Marcel Lee, Andrea Demsic und Marita Brischke heißen die ersten deutschen Jungakademiker bei Evalueserve. Die Firma analysiert weltweit Märkte für internationale Unternehmen. Alle drei sind hochmotiviert, und sie haben seit kurzem einen Hochschulabschluss in Betriebs- oder Volkswirtschaftslehre in der Tasche. Außerdem eint sie, dass sie in Deutschland keinen angemessenen Job finden konnten. Mit einem Nettogehalt von knapp 530 Euro bietet ihnen Evalueserve für deutsche Verhältnisse kaum finanzielle Anreize. Dafür werden sie aber reich an Erfahrung. Und damit, so hoffen sie, steigern sie nach der Rückkehr ihre Chancen auf dem angespannten deutschen Arbeitsmarkt.
Lee begann sein BWL-Studium mit 18, mit 22 machte der Berliner sein Diplom. Ein Jahr ging er zur Bundeswehr, »dann saß ich da«, sagt er. »Ich habe mich bei einer ganzen Reihe von Stellen beworben, aber in Deutschland sah es nicht toll aus.« Ein Angebot kam schließlich von einem koreanischen Ingenieurbüro, ein weiteres von Evalueserve.
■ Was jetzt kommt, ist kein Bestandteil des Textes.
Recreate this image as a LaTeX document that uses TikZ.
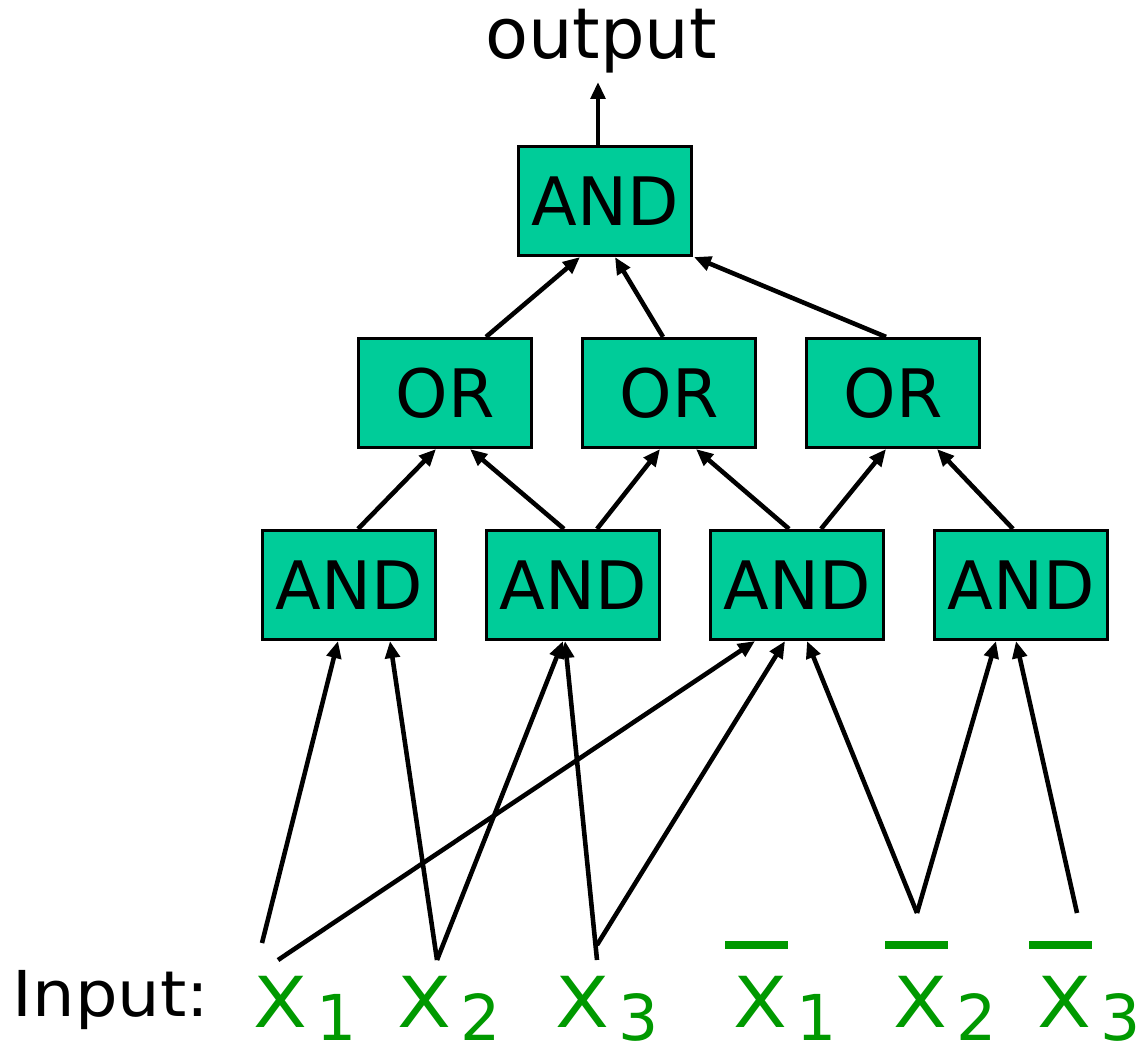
\documentclass[tikz,border=0pt]{standalone}
\usepackage{fontspec}
\setmainfont{DejaVu Sans}
\usetikzlibrary{arrows.meta}
\definecolor{gatefill}{HTML}{00CC99}
\definecolor{vargreen}{HTML}{009900}

\tikzset{
  gate/.style={draw=black,line width=.9pt,fill=gatefill,inner sep=0pt,
    minimum width=1.73cm,minimum height=1.09cm,
    font=\fontsize{19}{22}\selectfont},
  wire/.style={line width=1.3pt,-{Triangle[length=1.7mm,width=1.45mm]}},
  var/.style={vargreen,inner sep=0pt,anchor=base west,
    font=\fontsize{20}{24}\selectfont},
  negbar/.style={vargreen,line width=2pt},
}
% input variable: letter with a lowered index
\newcommand{\invar}[1]{\scalebox{1.12}[1]{X}\kern.09cm%
  \raisebox{-.13cm}{\fontsize{18}{20}\selectfont #1}}

\begin{document}
\begin{tikzpicture}[line cap=butt]
  \useasboundingbox (0,0) rectangle (11.38,-10.49);

  % output
  \node[inner sep=0pt,anchor=base,font=\fontsize{20}{24}\selectfont]
    (out) at (6.01,-0.59) {output};
  \coordinate (outtip) at (5.98,-0.82);

  % gates
  \node[gate] (top) at (6.05,-2.01) {AND};
  \node[gate] (or1) at (4.45,-3.93) {OR};
  \node[gate] (or2) at (6.69,-3.93) {OR};
  \node[gate] (or3) at (8.93,-3.93) {OR};
  \node[gate] (and1) at (3.49,-5.85) {AND};
  \node[gate] (and2) at (5.73,-5.85) {AND};
  \node[gate] (and3) at (7.97,-5.85) {AND};
  \node[gate] (and4) at (10.21,-5.85) {AND};

  % inputs
  \node[inner sep=0pt,anchor=base west,font=\fontsize{18}{22}\selectfont]
    (inlbl) at (0.12,-10.16) {\scalebox{1.06}[1]{Input:}};
  \node[var] (x1) at (2.53,-10.27) {\invar{1}};
  \node[var] (x2) at (3.97,-10.27) {\invar{2}};
  \node[var] (x3) at (5.55,-10.27) {\invar{3}};
  \node[var] (nx1) at (7.33,-10.27) {\invar{1}};
  \node[var] (nx2) at (8.93,-10.27) {\invar{2}};
  \node[var] (nx3) at (10.37,-10.27) {\invar{3}};
  \foreach \v in {nx1,nx2,nx3}
    \draw[negbar] ([shift={(-.08,.82)}]\v.base west) -- ++(.63,0);

  % free ends of the input wires
  \coordinate (x1a) at (2.62,-9.43);
  \coordinate (x1b) at (2.78,-9.60);
  \coordinate (x2a) at (4.37,-9.60);
  \coordinate (x3a) at (5.97,-9.60);
  \coordinate (x3b) at (5.97,-9.45);
  \coordinate (nx2a) at (9.17,-9.13);
  \coordinate (nx3a) at (10.77,-9.13);

  % wires
  \draw[wire] (top.north -| outtip) -- (outtip);
  \foreach \from/\fx/\to/\tx in {or1/.41/top/-.25,or2/-.06/top/.10,
      or3/-.07/top/.89,and1/.09/or1/-.09,and2/-.09/or1/.25,
      and2/.24/or2/-.09,and3/-.08/or2/.27,and3/.24/or3/-.07,
      and4/-.08/or3/.44}
    \draw[wire] ([xshift=\fx cm]\from.north) -- ([xshift=\tx cm]\to.south);
  \foreach \from/\to/\dx in {x1a/and1/-.11,x1b/and3/-.42,x2a/and1/.41,
      x2a/and2/-.10,x3a/and2/-.08,x3b/and3/-.12,nx2a/and3/.10,
      nx2a/and4/-.25,nx3a/and4/-.05}
    \draw[wire] (\from) -- ([xshift=\dx cm]\to.south);
\end{tikzpicture}
\end{document}
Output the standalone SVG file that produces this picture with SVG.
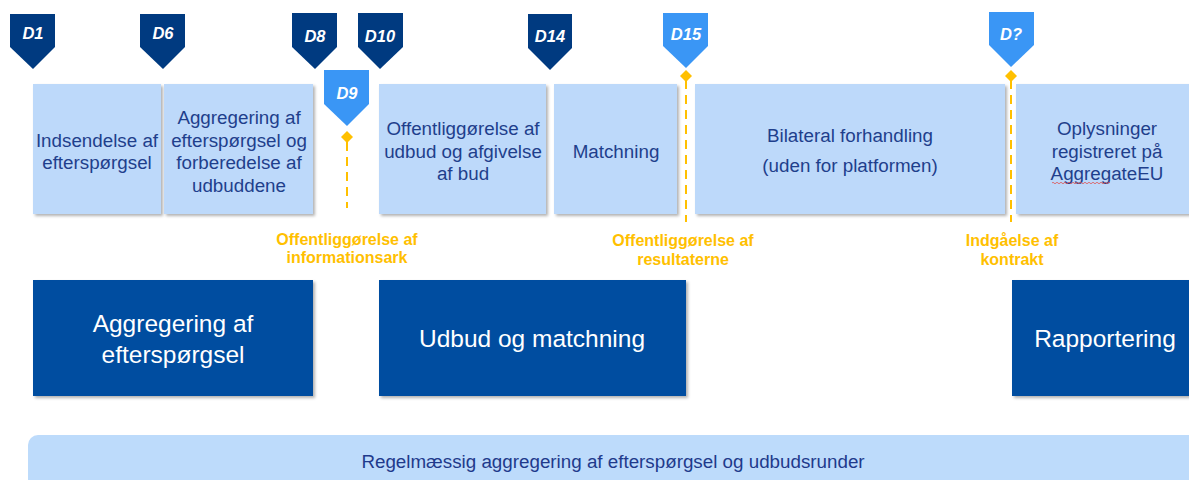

Lee entschied sich für die Firma in Indien, denn »hier bin ich mit Weltklassekunden vernetzt«. Er kam mit einem Halbjahresvertrag, über ein Jahr später ist er immer noch in Gurgaon. »Ich werde mir Zeit lassen mit meiner Rückkehr«, sagt Lee.
Bei Evalueserve bekämen die deutschen Berufsanfänger weit mehr Verantwortung, als das in der Bundesrepublik der Fall wäre, sagt Holger Siemons, der das internationale Analystenteam des Unternehmens aufbaute. Zunächst habe Evalueserve nur deutsche Studenten als Praktikanten beschäftigt. »Dass arbeitslose Akademiker zu uns kommen, ist ein neues Phänomen.«
Beide Seiten profitierten von dem Konzept, sagt der Indien-Chef von Evalueserve, Ashish Gupta. Die Firma beschäftigt - neben 1100 indischen Mitarbeitern und den Deutschen - noch Ausländer etwa aus Frankreich, Spanien, Korea und Türkei.